Cactus “Flesh” Cleans Up Toxic Water – Science Nation
♫MUSIC♫ MILES O’BRIEN: The prickly pear cactus salad.
It’s a delicacy in Mexico. But it seems these cacti have uses beyond the culinary, cleaning up oil spills and purifying water. NORMA ALCANTAR: You can see how it’s really easy to grow.
MILES O’BRIEN: With support from the National Science Foundation, University of South Florida Chemical Engineer Norma Alcantar is using the gooey flesh of the cactus, called mucilage, to clean up polluted water.
Her interest in green chemistry came from her grandmother, who told her of using cacti to clean river water in rural Mexico as a young woman.

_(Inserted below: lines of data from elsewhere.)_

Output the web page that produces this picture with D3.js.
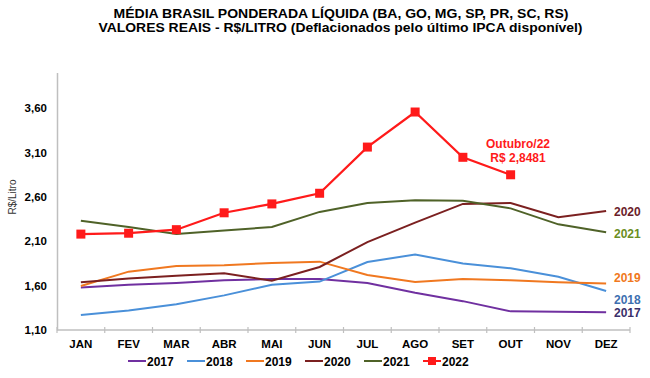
<!DOCTYPE html>
<html><head><meta charset="utf-8">
<script src="https://cdn.jsdelivr.net/npm/d3@7"></script>
<style>body{margin:0;background:#fff}svg{display:block}</style>
</head><body><svg id="c" width="650" height="378"></svg>
<script>
const months = ["JAN","FEV","MAR","ABR","MAI","JUN","JUL","AGO","SET","OUT","NOV","DEZ"];
const yTicks = [1.10, 1.60, 2.10, 2.60, 3.10, 3.60];
const s2017 = [1.58,1.61,1.63,1.66,1.675,1.675,1.63,1.52,1.425,1.31,1.305,1.30];
const s2018 = [1.27,1.32,1.39,1.49,1.61,1.645,1.865,1.95,1.85,1.795,1.70,1.54];
const s2019 = [1.595,1.757,1.82,1.83,1.855,1.87,1.72,1.64,1.675,1.66,1.637,1.625];
const s2020 = [1.637,1.68,1.71,1.74,1.655,1.81,2.09,2.31,2.52,2.53,2.37,2.44];
const s2021 = [2.33,2.26,2.18,2.22,2.26,2.43,2.53,2.56,2.555,2.47,2.29,2.20];
const s2022 = [2.18,2.19,2.23,2.42,2.52,2.64,3.16,3.555,3.045,2.8481];
const seriesNames = ["2017","2018","2019","2020","2021","2022"];
const colors = ["#7030a0","#4a90d9","#f07820","#7b2020","#4f6228","#ff1a1a"];
const labelColors = ["#3a2f6a","#3d6fb0","#f07820","#6b1d2a","#6b8e23"];
const allSeries = [s2017,s2018,s2019,s2020,s2021,s2022];

const svg = d3.select("#c");
const font = "'Liberation Sans', Arial, sans-serif";
const narrow = "'Liberation Sans Narrow', 'Liberation Sans', Arial, sans-serif";

const x = d3.scaleBand().domain(months).range([57, 630]);
const y = d3.scaleLinear().domain([1.10, 4.00]).range([330, 72.5]);

// title
svg.append("text").attr("x", 341).attr("y", 17.5).attr("text-anchor","middle")
  .attr("font-family", narrow).attr("font-weight","bold").attr("font-size",13)
  .attr("textLength",455).attr("lengthAdjust","spacingAndGlyphs")
  .text("MÉDIA BRASIL PONDERADA LÍQUIDA (BA, GO, MG, SP, PR, SC, RS)");
svg.append("text").attr("x", 340.5).attr("y", 32).attr("text-anchor","middle")
  .attr("font-family", narrow).attr("font-weight","bold").attr("font-size",13)
  .attr("textLength",484).attr("lengthAdjust","spacingAndGlyphs")
  .text("VALORES REAIS - R$/LITRO (Deflacionados  pelo último IPCA disponível)");

// y axis
const yAxis = svg.append("g").attr("transform","translate(57,0)")
  .call(d3.axisLeft(y).tickValues(yTicks).tickSize(0).tickPadding(10)
    .tickFormat(d => d3.format(".2f")(d).replace(".", ",")));
yAxis.select(".domain").attr("stroke","#bfbfbf").attr("stroke-width",1.5);
yAxis.selectAll("text").attr("font-family", font).attr("font-weight","bold")
  .attr("font-size",11.5).attr("fill","#000");

// x axis
const xAxisG = svg.append("g").attr("transform","translate(0,330)");
xAxisG.append("line").attr("x1",57).attr("x2",630).attr("stroke","#bfbfbf").attr("stroke-width",1.5);
const edges = months.map(m => x(m)).concat([x.range()[1]]);
xAxisG.selectAll("line.tk").data(edges).enter().append("line").attr("class","tk")
  .attr("x1",d=>d).attr("x2",d=>d).attr("y1",-3).attr("y2",3)
  .attr("stroke","#bfbfbf").attr("stroke-width",1.2);
xAxisG.selectAll("text").data(months).enter().append("text")
  .attr("x", d => x(d) + x.bandwidth()/2).attr("y", 18).attr("text-anchor","middle")
  .attr("font-family", font).attr("font-weight","bold").attr("font-size",11.5).text(d=>d);

// y label
svg.append("text").attr("transform","translate(16,197) rotate(-90)").attr("text-anchor","middle")
  .attr("font-family", font).attr("font-size",10).attr("fill","#333").text("R$/Litro");

const line = d3.line().x((d,i) => x(months[i]) + x.bandwidth()/2).y(d => y(d));

allSeries.forEach((s, k) => {
  svg.append("path").datum(s).attr("d", line).attr("fill","none")
    .attr("stroke", colors[k]).attr("stroke-width", k === 5 ? 2.2 : 2);
});
svg.selectAll("rect.mk").data(s2022).enter().append("rect").attr("class","mk")
  .attr("x",(d,i)=> x(months[i]) + x.bandwidth()/2 - 4.5).attr("y", d => y(d) - 4.5)
  .attr("width",9).attr("height",9).attr("fill", colors[5]);

// right labels
const labelY = [312.7, 299, 277.7, 211.7, 233];
[0,1,2,3,4].forEach(k => {
  svg.append("text").attr("x", 614).attr("y", labelY[k] + 4.5)
    .attr("font-family", font).attr("font-weight","bold").attr("font-size",12)
    .attr("fill", labelColors[k]).text(seriesNames[k]);
});

// annotation
svg.append("text").attr("x",518).attr("y",148).attr("text-anchor","middle")
  .attr("font-family", font).attr("font-weight","bold").attr("font-size",12)
  .attr("fill","#ff1a1a").text("Outubro/22");
svg.append("text").attr("x",518).attr("y",162).attr("text-anchor","middle")
  .attr("font-family", font).attr("font-weight","bold").attr("font-size",12)
  .attr("fill","#ff1a1a").text("R$ 2,8481");

// legend
const legX = [128, 187, 246, 305, 364, 423];
seriesNames.forEach((n, k) => {
  const g = svg.append("g").attr("transform", `translate(${legX[k]},361)`);
  g.append("line").attr("x1",0).attr("x2",18).attr("y1",0).attr("y2",0)
    .attr("stroke", colors[k]).attr("stroke-width",2);
  if (k === 5) g.append("rect").attr("x",5).attr("y",-4).attr("width",8).attr("height",8).attr("fill",colors[5]);
  g.append("text").attr("x",19).attr("y",4.5).attr("font-family", font).attr("font-weight","bold")
    .attr("font-size",12).text(n);
});
</script></body></html>
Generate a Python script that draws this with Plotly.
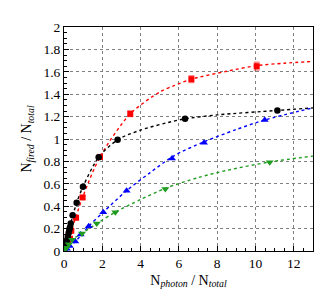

NORMA ALCANTAR: They will take the cactus plant, but they will cut it, they will boil it, and they will use the water from that preparation to clean the water. MILES O’BRIEN: When Alcantar tested that process in her lab, she was amazed at the results. NORMA ALCANTAR: I couldn’t believe it. I was like, “Are you serious, it really works?” because I thought I will see an effect, but I didn’t think I will see an effect so dramatic.
MILES O’BRIEN: These biobeads are made of mucilage.
NORMA ALCANTAR: This is a controlled, initial concentration of the metal blue dye versus the one that has been in contact with the beads. MILES O’BRIEN: After an oil spill, cactus goo could be an alternative to chemical dispersants, like those used in the Deep Water Horizon cleanup.
NORMA ALCANTAR: The same action can be done with a very low concentration, and makes it very sustainable and fairly inexpensive.
MILES O’BRIEN: Alcantar did water quality tests in Haitian refugee camps after the 2010 earthquake, finding high levels of heavy metals and bacteria in the drinking water. While there, she kept an eye out for cacti, and they were everywhere. NORMA ALCANTAR: This is in a gas station. MILES O’BRIEN: Tests back at her lab confirm that mucilage could successfully clean the polluted water from Haiti, and that’s significant.
In the future, cacti could be harvested locally to decontaminate drinking water quickly, after disaster strikes. Using a natural product to clean water, it’s a sharp idea. After all, there’s no reason to get stuck on the old way of doing things.
For Science Nation, I’m Miles O’Brien.